The South African Human Rights Commission is conducting an inspection at the Vaal Dam following allegations that approximately 150 ML of raw sewage is flowing into the Rietspruit and Vaal rivers daily.
The Department of Water and Sanitation (DWS) reports that it and its stakeholders, namely Rand Water, Gauteng Provincial Government, Sedibeng District Municipality and Emfuleni Local Municipality, are “seized” with finding resolutions to the issues of pollution of the river.
According to the DWS, the Vaal River and Dam must be kept as free of pollution as possible as they are critical parts of the Integrated Vaal River System, which is central to the economy of Gauteng, the country, the SADC Region and ultimately the African continent
The department has made R20 million available to the Emfuleni Local Municipality and technicians are back on site at the Emfuleni treatment plant attending to issues. However the DWS says it will take some time before the system working optimally.
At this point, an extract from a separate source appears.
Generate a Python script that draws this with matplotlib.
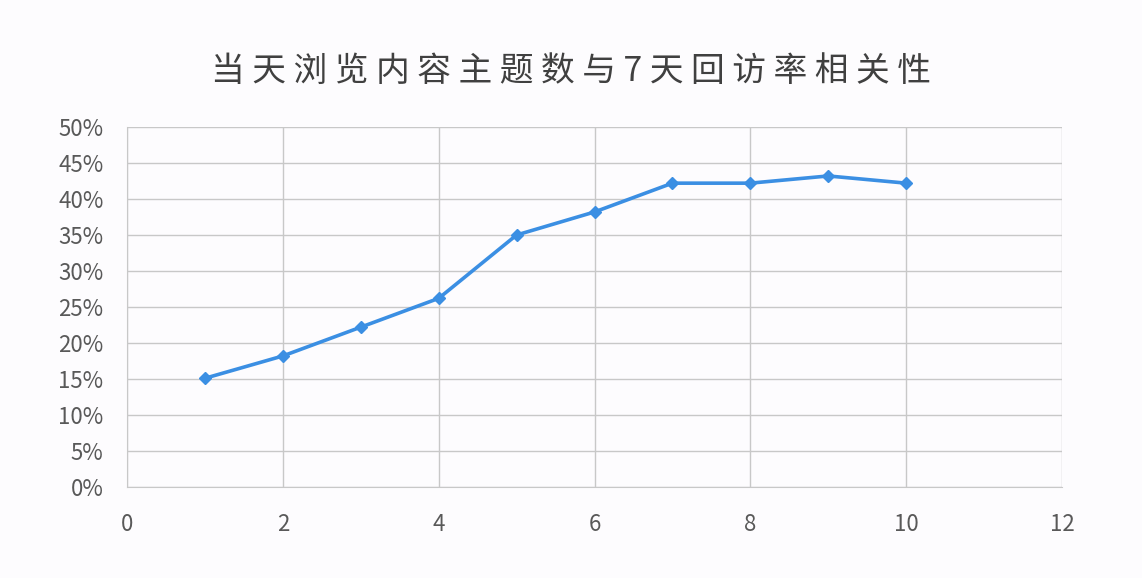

Rand Water is currently working on module six at the plant, which will bring further capacity on stream for the treatment of effluent. Meanwhile, the municipality working to return modules two to five to full functionality.
Minister Gugile Nkwinti and other stakeholders are reportedly convening regular meetings with the affected communities who are encouraged not to drink or swim in water from polluted dams and rivers.
The DWS says it will also avail itself for any and all interaction with the South African Human Rights Commission during its investigation.
Ramaphosa authorises special investigation
This comes as President Cyril Ramaphosa authorised the Special Investigating Unit (SIU) to investigate suspected wrongdoing by public servants and persons or entities in the private sector in the awarding of tenders or contracts by the DWS.
The SIU will investigate the DWS for alleged serious maladministration and unlawful expenditure of public money in the procurement or contracting of information technology services from the enterprise software provider SAP SE.
This arises from allegations that the procurement of, or contracting for, information technology-related services from SAP had not been fair, competitive, transparent, equitable or cost-effective, and that legislation, guidelines or policies had been flouted.
The SIU has also been tasked to investigate any improper or unlawful conduct by personnel of the DWS or SAP, or any other person or entity, as well as the causes of such conduct, and any losses, damage or actual or potential prejudice suffered by the department or the state.
The investigation will focus on the period between January 2015 and present, although unlawful or improper conduct prior to January 2015 that is deemed relevant to this matter will be taken into account.